→ Directions: Nothing outside the lines from the one containing "Give me the" down to the one containing "const chart = echarts.init(document.getElementById('chart'));" belongs in the copy; print that span exactly, both ends included, with pictures removed.

^^^^

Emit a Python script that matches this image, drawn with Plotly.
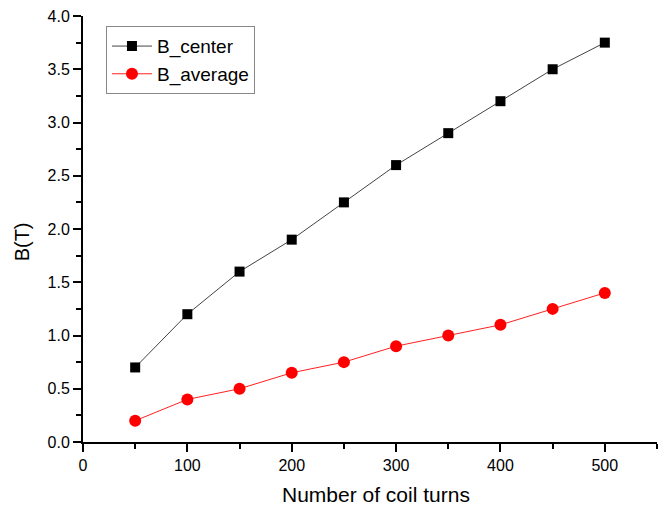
import plotly.graph_objects as go

turns = [50, 100, 150, 200, 250, 300, 350, 400, 450, 500]
b_center = [0.7, 1.2, 1.6, 1.9, 2.25, 2.6, 2.9, 3.2, 3.5, 3.75]
b_average = [0.2, 0.4, 0.5, 0.65, 0.75, 0.9, 1.0, 1.1, 1.25, 1.4]

fig = go.Figure()
fig.add_trace(go.Scatter(x=turns, y=b_center, name="B_center", mode="lines+markers",
                         line=dict(color="#444444", width=1),
                         marker=dict(symbol="square", size=10, color="black")))
fig.add_trace(go.Scatter(x=turns, y=b_average, name="B_average", mode="lines+markers",
                         line=dict(color="#ff2020", width=1),
                         marker=dict(symbol="circle", size=12, color="#ff0000")))

font = "Arial, Liberation Sans, sans-serif"
axis_common = dict(showline=True, linecolor="black", linewidth=2, ticks="outside",
                   ticklen=8, tickwidth=1.5, tickcolor="black", showgrid=False,
                   zeroline=False, tickfont=dict(family=font, size=16, color="black"),
                   mirror=False)
fig.update_layout(
    width=666, height=509,
    margin=dict(l=83, r=9, t=16, b=67),
    plot_bgcolor="white", paper_bgcolor="white",
    xaxis=dict(range=[0, 550], tickvals=[0, 100, 200, 300, 400, 500],
               minor=dict(tickvals=[50, 150, 250, 350, 450, 550], ticklen=5, tickwidth=1.5,
                          tickcolor="black", ticks="outside"),
               **axis_common),
    yaxis=dict(range=[0, 4.0], tickvals=[0, 0.5, 1.0, 1.5, 2.0, 2.5, 3.0, 3.5, 4.0],
               ticktext=["0.0", "0.5", "1.0", "1.5", "2.0", "2.5", "3.0", "3.5", "4.0"],
               minor=dict(tickvals=[0.25, 0.75, 1.25, 1.75, 2.25, 2.75, 3.25, 3.75],
                          ticklen=5, tickwidth=1.5, tickcolor="black", ticks="outside"),
               **axis_common),
    legend=dict(x=0.04, y=0.976, xanchor="left", yanchor="top",
                bordercolor="#888888", borderwidth=1, bgcolor="white",
                font=dict(family=font, size=19, color="black"),
                tracegroupgap=0, itemwidth=40),
    showlegend=True,
    annotations=[
        dict(text="Number of coil turns", xref="paper", yref="paper", x=0.51, y=-0.1244,
             xanchor="center", yanchor="middle", showarrow=False,
             font=dict(family=font, size=21, color="black")),
        dict(text="B(T)", xref="paper", yref="paper", x=-0.106, y=0.469,
             xanchor="center", yanchor="middle", showarrow=False, textangle=-90,
             font=dict(family=font, size=20, color="black")),
    ],
)
fig.write_html("out.html")
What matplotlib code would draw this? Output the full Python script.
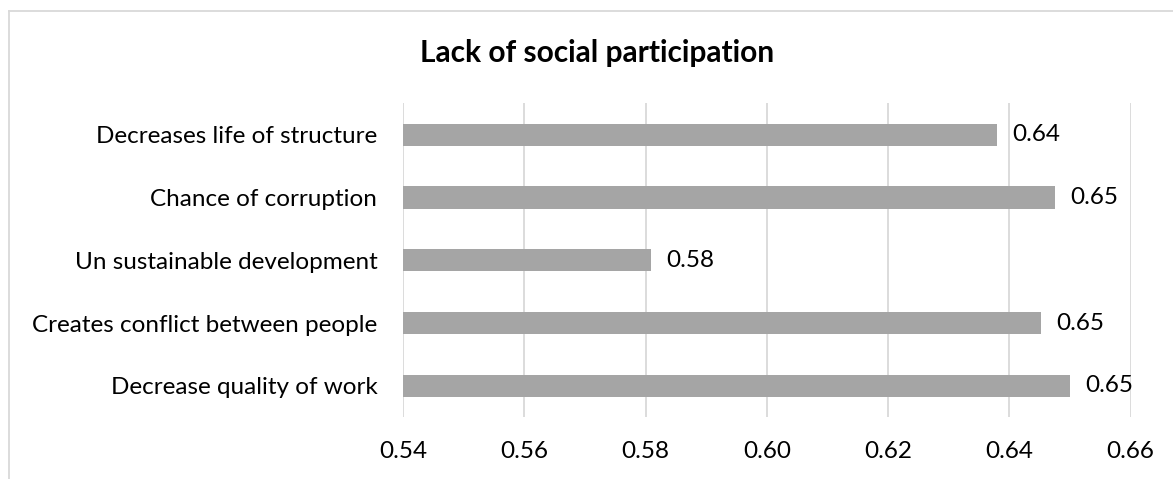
import matplotlib.pyplot as plt
from matplotlib.lines import Line2D

# Данные диаграммы (снизу вверх)
categories = [
    "Decrease quality of work",
    "Creates conflict between people",
    "Un sustainable development",
    "Chance of corruption",
    "Decreases life of structure",
]
values = [0.650, 0.6452, 0.5809, 0.6476, 0.638]
xticks = [0.54, 0.56, 0.58, 0.60, 0.62, 0.64, 0.66]

plt.rcParams['font.family'] = ['Lato', 'DejaVu Sans']

fig = plt.figure(figsize=(11.73, 4.79), dpi=100)
ax = fig.add_axes([0.3436, 0.1288, 0.9639 - 0.3436, 0.7843 - 0.1288])

grid_color = '#d9d9d9'
bar_color = '#a5a5a5'
fs = 17.5

ax.barh(range(len(categories)), values, height=0.355, left=0,
        color=bar_color, zorder=3)
ax.set_xlim(xticks[0], xticks[-1])
ax.set_ylim(-0.5, len(categories) - 0.5)

ax.set_xticks(xticks)
ax.set_xticklabels([f"{t:.2f}" for t in xticks], fontsize=fs)
ax.set_yticks(range(len(categories)))
ax.set_yticklabels(categories, fontsize=fs)
ax.tick_params(axis='both', length=0, colors='black')
ax.tick_params(axis='x', pad=17)
ax.tick_params(axis='y', pad=18.5)

ax.grid(axis='x', color=grid_color, linewidth=1.3, zorder=0)
for s in ax.spines.values():
    s.set_visible(False)

# подписи значений справа от столбцов
for i, v in enumerate(values):
    ax.annotate(f"{v:.2f}", xy=(v, i), xytext=(15, 0), textcoords='offset pixels',
                va='center', ha='left', fontsize=fs, color='black')

fig.text(0.509, 0.889, "Lack of social participation", ha='center', va='center',
         fontsize=21.5, fontweight='bold', color='black')

# рамка области диаграммы (видны только верх и левый край)
fig.add_artist(Line2D([9 / 1173, 9 / 1173], [0, 1 - 11 / 479],
                      transform=fig.transFigure, color=grid_color, linewidth=1.3))
fig.add_artist(Line2D([9 / 1173, 1], [1 - 11 / 479, 1 - 11 / 479],
                      transform=fig.transFigure, color=grid_color, linewidth=1.3))

fig.savefig('out.png', dpi=100)
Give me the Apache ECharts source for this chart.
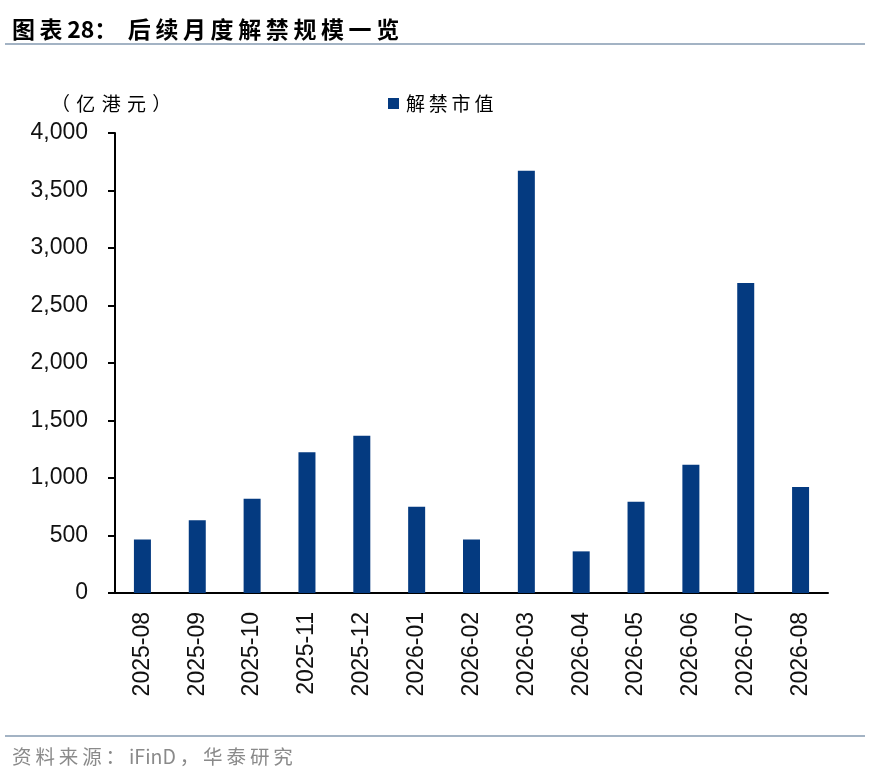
<!DOCTYPE html>
<html>
<head>
<meta charset="utf-8">
<script src="https://cdn.jsdelivr.net/npm/echarts@6/dist/echarts.min.js"></script>
<style>
    html, body { margin: 0; padding: 0; background: #fff; }
    #chart { width: 870px; height: 779px; }
</style>
</head>
<body>
<div id="chart"></div>
<script>
// 月份
const months = ['2025-08', '2025-09', '2025-10', '2025-11', '2025-12', '2026-01', '2026-02',
    '2026-03', '2026-04', '2026-05', '2026-06', '2026-07', '2026-08'];
// 解禁市值（亿港元）
const unlockValues = [466, 632, 820, 1223, 1368, 750, 466, 3672, 362, 794, 1116, 2696, 922];
const seriesName = '解禁市值';

const cjk = '"Noto Sans CJK SC", sans-serif';
const latin = '"Liberation Sans", Arial, sans-serif';

// 原图文字字距较宽，用窄空格撑开
function spread(str, gap) {
    return str.split('').join(gap);
}
const THIN = '\u2009';
const THREE_EM = '\u2004';

const chart = echarts.init(document.getElementById('chart'));

const option = {
    backgroundColor: '#fff',
    animation: false,
    title: [
        {
            text: spread('图表', THIN) + THIN + '28：' + '  ' + spread('后续月度解禁规模一览', THIN),
            left: 7,
            top: 13,
            textStyle: { fontFamily: cjk, fontSize: 23, fontWeight: 'bold', color: '#000' }
        },
        {
            text: spread('（亿港元）', THREE_EM),
            left: 46,
            top: 89,
            textStyle: { fontFamily: cjk, fontSize: 19, fontWeight: 'normal', color: '#000' }
        },
        {
            text: spread('资料来源：', THIN) + THIN + 'iFinD' + THIN + spread('，华泰研究', THIN),
            left: 7,
            top: 742,
            textStyle: { fontFamily: cjk, fontSize: 19.5, fontWeight: 'normal', color: '#8a8a8a' }
        }
    ],
    graphic: [
        { type: 'line', shape: { x1: 5, y1: 44, x2: 865, y2: 44 }, style: { stroke: '#a3b3c4', lineWidth: 2 } },
        { type: 'line', shape: { x1: 5, y1: 736, x2: 865, y2: 736 }, style: { stroke: '#a3b3c4', lineWidth: 2 } }
    ],
    legend: {
        left: 383,
        top: 89,
        itemWidth: 11,
        itemHeight: 11,
        itemGap: 6,
        icon: 'rect',
        textStyle: { fontFamily: cjk, fontSize: 19, color: '#000', padding: [0, 0, 0, 2] },
        formatter: name => spread(name, THIN),
        data: [seriesName]
    },
    grid: {
        left: 115,
        right: 42,
        top: 133,
        bottom: 186
    },
    xAxis: {
        type: 'category',
        data: months,
        axisLine: { lineStyle: { color: '#000', width: 2 } },
        axisTick: { length: 7, lineStyle: { color: '#000', width: 2 } },
        axisLabel: {
            rotate: 90,
            margin: 19,
            interval: 0,
            fontFamily: latin,
            fontSize: 23,
            color: '#111'
        }
    },
    yAxis: {
        type: 'value',
        min: 0,
        max: 4000,
        interval: 500,
        axisLine: { show: true, lineStyle: { color: '#000', width: 2 } },
        axisTick: { show: true, length: 7, lineStyle: { color: '#000', width: 2 } },
        splitLine: { show: false },
        axisLabel: {
            margin: 27,
            fontFamily: latin,
            fontSize: 23,
            color: '#111',
            formatter: v => v.toLocaleString('en-US')
        }
    },
    series: [
        {
            name: seriesName,
            type: 'bar',
            data: unlockValues,
            barWidth: 17,
            itemStyle: { color: '#043a80' }
        }
    ]
};

chart.setOption(option);
</script>
</body>
</html>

^^^^

→ Task output:
Give me the Apache ECharts source for this chart.
<!DOCTYPE html>
<html>
<head>
<meta charset="utf-8">
<script src="https://cdn.jsdelivr.net/npm/echarts@6/dist/echarts.min.js"></script>
<style>
    html, body { margin: 0; padding: 0; background: #fff; }
    #chart { width: 870px; height: 779px; }
</style>
</head>
<body>
<div id="chart"></div>
<script>
// 月份
const months = ['2025-08', '2025-09', '2025-10', '2025-11', '2025-12', '2026-01', '2026-02',
    '2026-03', '2026-04', '2026-05', '2026-06', '2026-07', '2026-08'];
// 解禁市值（亿港元）
const unlockValues = [466, 632, 820, 1223, 1368, 750, 466, 3672, 362, 794, 1116, 2696, 922];
const seriesName = '解禁市值';

const cjk = '"Noto Sans CJK SC", sans-serif';
const latin = '"Liberation Sans", Arial, sans-serif';

// 原图文字字距较宽，用窄空格撑开
function spread(str, gap) {
    return str.split('').join(gap);
}
const THIN = '\u2009';
const THREE_EM = '\u2004';

const chart = echarts.init(document.getElementById('chart'));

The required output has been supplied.